The big problem is that the stigma of subsidence stays with any property, and most insurers will steer clear of a house that has faced subsidence problems in the past. If you want to buy a property that has had subsidence issues, you may find that you’re left with little choice but to stick with the current insurer.

“It does make sense for the existing insurer to continue to cover and there is an agreement in place that says they will do that, but you will need to have a new policy,” says Steve Foulsham from the British Insurance Brokers’ Association (Biba).

There does come a point, however, once a property has been corrected and stabilised for two or three years, that you may be better off looking elsewhere for your insurance.

Specialist brokers such as Bureau Insurance Services, for example, are designed to help homeowners with high-risk properties, and after inspecting your property may be able to offer a cheaper policy.
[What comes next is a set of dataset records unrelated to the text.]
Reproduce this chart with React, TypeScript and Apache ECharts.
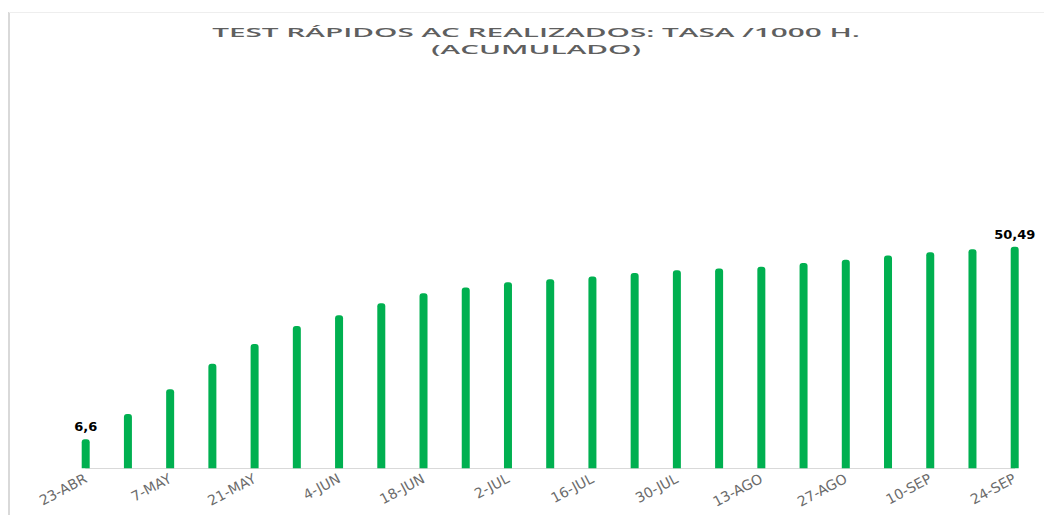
import React, { useEffect, useRef } from "react";
import * as echarts from "echarts";

const categories = [
  "23-ABR", "30-ABR", "7-MAY", "14-MAY", "21-MAY", "28-MAY", "4-JUN", "11-JUN",
  "18-JUN", "25-JUN", "2-JUL", "9-JUL", "16-JUL", "23-JUL", "30-JUL", "6-AGO",
  "13-AGO", "20-AGO", "27-AGO", "3-SEP", "10-SEP", "17-SEP", "24-SEP",
];
const values = [
  6.6, 12.4, 18.0, 23.8, 28.3, 32.4, 34.9, 37.6, 39.9, 41.2, 42.4, 43.1,
  43.7, 44.5, 45.1, 45.5, 45.9, 46.8, 47.5, 48.5, 49.2, 49.9, 50.49,
];
const labelledIndices = [0, 22];
const titleLines = ["TEST RÁPIDOS AC REALIZADOS: TASA /1000 H.", "(ACUMULADO)"];

const TITLE_FONT = 'normal 600 13px "Open Sans"';

function measure(text: string, font: string): number {
  const c = document.createElement("canvas");
  const ctx = c.getContext("2d");
  if (!ctx) return text.length * 8;
  ctx.font = font;
  return ctx.measureText(text).width;
}

export default function App() {
  const ref = useRef<HTMLDivElement>(null);

  useEffect(() => {
    if (!ref.current) return;
    const chart = echarts.init(ref.current, undefined, { renderer: "svg" });
    const w = measure(titleLines[0], TITLE_FONT);
    const sx = 648 / w;

    chart.setOption({
      animation: false,
      backgroundColor: "#ffffff",
      grid: { left: 85.7, right: 29.3, top: 73.3, bottom: 46.7, containLabel: false },
      xAxis: {
        type: "category",
        data: categories,
        boundaryGap: false,
        axisLine: { show: true, lineStyle: { color: "#d9d9d9", width: 1 } },
        axisTick: { show: false },
        axisLabel: {
          interval: 1,
          rotate: 28,
          margin: 9,
          color: "#6b6b6b",
          fontFamily: "DejaVu Sans",
          fontSize: 14,
        },
        splitLine: { show: false },
      },
      yAxis: {
        type: "value",
        min: 0,
        max: 90,
        show: false,
        splitLine: { show: false },
      },
      series: [
        {
          type: "bar",
          data: values,
          barWidth: 8,
          clip: false,
          itemStyle: { color: "#00b050", borderRadius: [3, 3, 0, 0] },
          label: {
            show: true,
            position: "top",
            distance: 6,
            color: "#000000",
            fontFamily: "DejaVu Sans",
            fontWeight: "bold",
            fontSize: 13,
            formatter: (p: any) =>
              labelledIndices.includes(p.dataIndex)
                ? String(p.value).replace(".", ",")
                : "",
          },
        },
      ],
      graphic: [
        {
          type: "line",
          shape: { x1: 9, y1: 12, x2: 9, y2: 515 },
          style: { stroke: "#d9d9d9", lineWidth: 2 },
          silent: true,
        },
        {
          type: "line",
          shape: { x1: 9, y1: 12.5, x2: 1044, y2: 12.5 },
          style: { stroke: "#eeeeee", lineWidth: 1 },
          silent: true,
        },
        {
          type: "text",
          x: 536,
          y: 32,
          scaleX: sx,
          style: {
            text: titleLines[0],
            font: TITLE_FONT,
            fill: "#5f5f5f",
            textAlign: "center",
            textVerticalAlign: "middle",
            align: "center",
            verticalAlign: "middle",
          },
        },
        {
          type: "text",
          x: 536,
          y: 48.5,
          scaleX: sx,
          style: {
            text: titleLines[1],
            font: TITLE_FONT,
            fill: "#5f5f5f",
            textAlign: "center",
            textVerticalAlign: "middle",
            align: "center",
            verticalAlign: "middle",
          },
        },
      ],
    });

    return () => {
      chart.dispose();
    };
  }, []);

  return (
    <div
      ref={ref}
      style={{ position: "absolute", left: 0, top: 0, width: 1044, height: 515 }}
    />
  );
}
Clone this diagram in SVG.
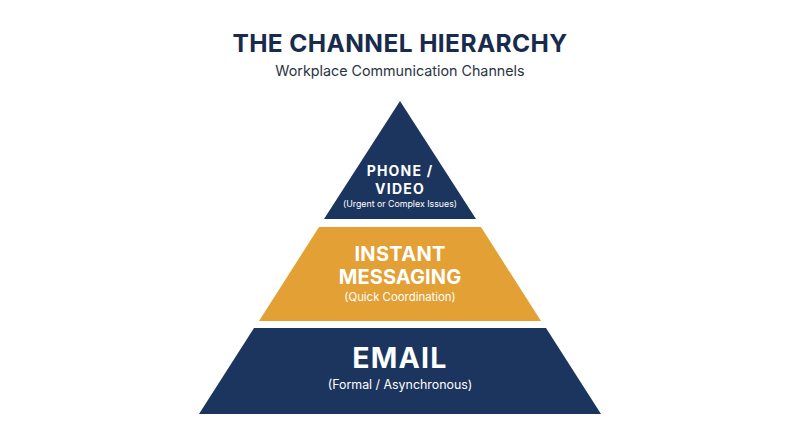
<svg xmlns="http://www.w3.org/2000/svg" width="800" height="447" viewBox="0 0 800 447">
<style>
.navy{fill:#1b355e}
.gold{fill:#e3a035}
.t{font-family:Inter,"Open Sans","Liberation Sans",sans-serif;text-anchor:middle;fill:#ffffff}
.b{font-weight:700}
.s{font-weight:400}
</style>
<rect width="800" height="447" fill="#ffffff"/>
<g id="title">
<text class="t b" x="400" y="52" font-size="24.5" style="fill:#182b4d" letter-spacing="0.4">THE CHANNEL HIERARCHY</text>
<text class="t s" x="400" y="76" font-size="14.3" style="fill:#2a3345">Workplace Communication Channels</text>
</g>
<g id="tier-phone">
<polygon class="navy" points="400,101 476,219 324,219"/>
<text class="t b" x="400" y="176" font-size="14" letter-spacing="1.2">PHONE /</text>
<text class="t b" x="400" y="193.5" font-size="14" letter-spacing="1.2">VIDEO</text>
<text class="t s" x="400" y="207" font-size="8.8">(Urgent or Complex Issues)</text>
</g>
<g id="tier-im">
<polygon class="gold" points="319,227 481,227 541,321 259,321"/>
<text class="t b" x="400" y="261" font-size="20" letter-spacing="0.3">INSTANT</text>
<text class="t b" x="400" y="284" font-size="20" letter-spacing="0.1">MESSAGING</text>
<text class="t s" x="400" y="301" font-size="11.4">(Quick Coordination)</text>
</g>
<g id="tier-email">
<polygon class="navy" points="254,328 546,328 601,414 199,414"/>
<text class="t b" x="400" y="368" font-size="28.5" letter-spacing="1.2">EMAIL</text>
<text class="t s" x="400" y="389" font-size="12.4">(Formal / Asynchronous)</text>
</g>
<g id="connectors"/>
</svg>
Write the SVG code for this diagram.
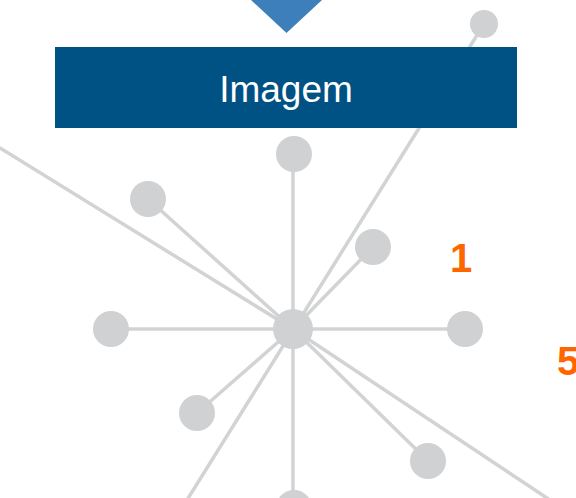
<svg xmlns="http://www.w3.org/2000/svg" width="576" height="498" viewBox="0 0 576 498">
<style>
.ln{stroke:#d2d3d4;stroke-width:3.5;fill:none;stroke-linecap:round}
.nd{fill:#d0d1d3}
.num{font-family:"Liberation Sans",Arial,sans-serif;font-weight:bold;font-size:40px;fill:#ff6600}
</style>
<rect width="576" height="498" fill="#ffffff"/>
<g id="connectors">
<polyline class="ln" points="0,148 293,329 550,500"/>
<line class="ln" x1="484" y1="24" x2="187" y2="500"/>
<line class="ln" x1="293" y1="154" x2="293" y2="508"/>
<line class="ln" x1="111" y1="329" x2="465" y2="329"/>
<line class="ln" x1="293" y1="329" x2="148" y2="199"/>
<line class="ln" x1="293" y1="329" x2="373" y2="247"/>
<line class="ln" x1="293" y1="329" x2="197" y2="413"/>
<line class="ln" x1="293" y1="329" x2="428" y2="461"/>
</g>
<g id="hub"><circle class="nd" cx="293" cy="329" r="20"/></g>
<g id="node-top"><circle class="nd" cx="294" cy="154" r="18"/></g>
<g id="node-topright"><circle class="nd" cx="484" cy="24" r="14"/></g>
<g id="node-upperleft"><circle class="nd" cx="148" cy="199" r="18"/></g>
<g id="node-upperright"><circle class="nd" cx="373" cy="247" r="18"/></g>
<g id="node-left"><circle class="nd" cx="111" cy="329" r="18"/></g>
<g id="node-right"><circle class="nd" cx="465" cy="329" r="18"/></g>
<g id="node-lowerleft"><circle class="nd" cx="197" cy="413" r="18"/></g>
<g id="node-lowerright"><circle class="nd" cx="428" cy="461" r="18"/></g>
<g id="node-bottom"><circle class="nd" cx="294" cy="508" r="18"/></g>
<g id="pointer"><polygon points="251,0 322,0 286.5,33" fill="#3d7fba"/></g>
<g id="title">
<rect x="55" y="47" width="462" height="81" fill="#005184"/>
<text x="286" y="102" text-anchor="middle" font-family="'Liberation Sans',Arial,sans-serif" font-size="37" fill="#ffffff">Imagem</text>
</g>
<g id="label-1"><text class="num" x="461" y="272" text-anchor="middle">1</text></g>
<g id="label-5"><text class="num" x="557" y="375">5</text></g>
</svg>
Biba say that Bureau can help homeowners struggling to arrange appropriate insurance for such a property in about 90 per cent of cases, but be warned that this may require you to agree to a higher excess than the industry standard of £1,000.

Above all, the message is to stay calm and remember that prevention is better than cure so take steps now to avoid subsidence issues later. Find out what type of soil your home is built on – if you can roll the soil into a ball easily it has high clay content and is at higher risk of subsidence. You should also think twice before planting trees or large shrubs near the house or any outbuildings.

The ABI says that trees more likely to cause problems include poplars, willows, elms and oaks. It’s also wise to keep your drains free of leaves and check your pipes for any splits which could lead to flooding. Finally, if you’re buying a property, it’s important to check for any past subsidence and have a thorough structural survey to identify any potential problems. You should also ask your structural surveyor to investigate potential underground mining excavations, which account for about 15 per cent of subsidence claims.